Cristian Romero and Son Heung-min struck for Tottenham after the interval to set up a nervous finish, but Arsenal clung on by their finger tips.
Arsenal sit four points clear of second placed City, who face struggling Nottingham Forest later on Sunday in the first of two games in hand over the Gunners.
City will clinch an unprecedented fourth successive English title if they win their last five matches.
But Arsenal are doing all they can to make Pep Guardiola's team sweat as they try to make amends for blowing an eight-point lead in last season's title race.
After the despair of a damaging home defeat against Aston Villa and a Champions League quarter-final exit to Bayern Munich, the Gunners have bounced back impressively.
Aware they have little margin for error with City chasing them, Arteta had called on his players to show their hunger for success and they responded to his challenge.
Thrashing old foes Chelsea 5-0 on Tuesday was merely the appetiser ahead of the main course Arsenal served up for 3,000 of their jubilant fans packed into one corner of the stadium.
Arsenal famously won the league twice at Tottenham's old White Hart Lane stadium, in 1971 and 2004.
The Gunners could not clinch silverware on enemy territory this time, but their fifth win in the last seven north London derbies kept them in the hunt to win the title for the first time in 20 years.
Defeat was a bitter blow for fifth-placed Tottenham, who are seven points behind fourth-placed Aston Villa with two games in hand to keep alive their fading hopes of qualifying for the Champions League.
Playing for the first time since a 4-0 defeat at Newcastle 15 days ago, Tottenham should have been fresher than an Arsenal team in action four times over that period.
But it was Arsenal who emerged from the frenzied fray to snatch the lead thanks to a welcome gift from Hojbjerg.
Saka's corner curled into the six-yard box, where Hojbjerg tried to head clear in front of Arsenal's Takehiro Tomiyasu but instead diverted the ball into his own net.

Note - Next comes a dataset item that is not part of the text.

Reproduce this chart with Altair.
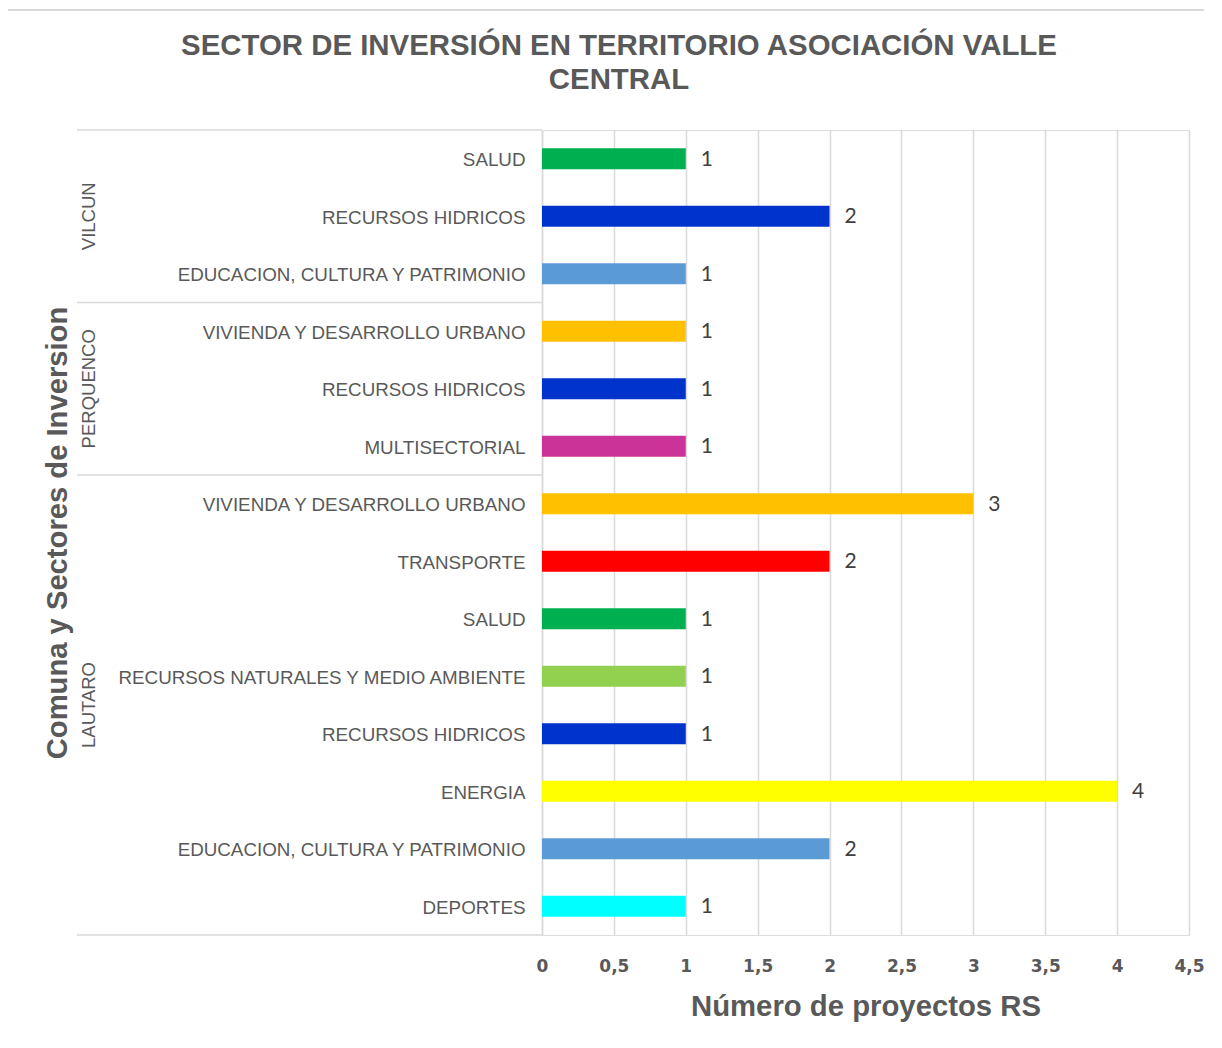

Romero should have equalised when Arsenal keeper David Raya misjudged James Maddison's free-kick, allowing the defender to rise for a close-range header that he somehow guided against the post rather than into the empty net.
Mickey van de Ven thought he had drawn Tottenham level when he slammed home after Pedro Porro's shot deflected into his path, but VAR intervened to rule the centre-back was marginally offside.
Arteta's men celebrated the decision as though they had scored themselves and they were doing exactly that in the 27th minute.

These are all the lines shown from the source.